State law does not explicitly mention ballot drop boxes. Two suburban Milwaukee men sued over their use last year with the assistance of the conservative Wisconsin Institute for Law & Liberty.
Bohren this month ruled ballot drop boxes could not be used in Wisconsin because state law says absentee ballots must be returned by mail or in person. His ruling also stated voters cannot have someone else return their ballot for them.
That would mean political groups could not pick up absentee ballots for voters but also that people could not deliver ballots for ill family members and neighbors.
Democratic Attorney General Josh Kaul, Disability Rights Wisconsin and others last week asked Bohren to suspend his ruling for the February primary because it is being held so soon. On Friday, he declined to do that.
Kaul and the others then turned to the appeals court, which agreed with them in Monday's ruling. The appeals judges noted that some absentee ballots have already been sent to voters with instructions that say drop boxes can be used.
Kaul praised the ruling.
"Today’s ruling will stop new barriers to voting from being imposed, and almost certainly prevent some Wisconsinites from being disenfranchised, in the upcoming February elections," he said in a written statement.

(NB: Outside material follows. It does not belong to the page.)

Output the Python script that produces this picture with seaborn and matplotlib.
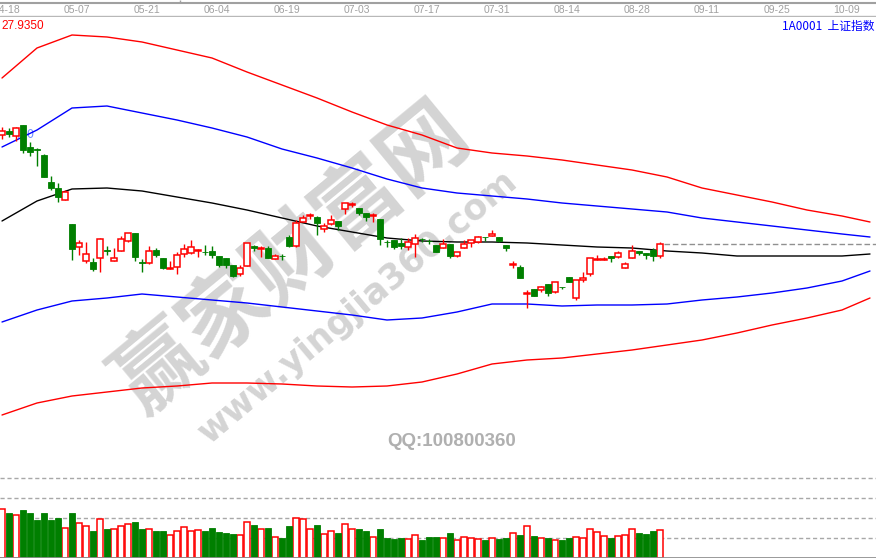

Luke Berg, an attorney with the Wisconsin Institute for Law & Liberty, did not say if he would seek to immediately reverse the appeals court's decision.
"We are confident that the circuit court’s ruling will ultimately be upheld and will evaluate our options," he said in a written statement.
The state's bipartisan Elections Commission was to meet late Monday to implement the lower court's ruling. The commission canceled its meeting after the appeals court ruled that drop boxes could be used for the Feb. 15 primary.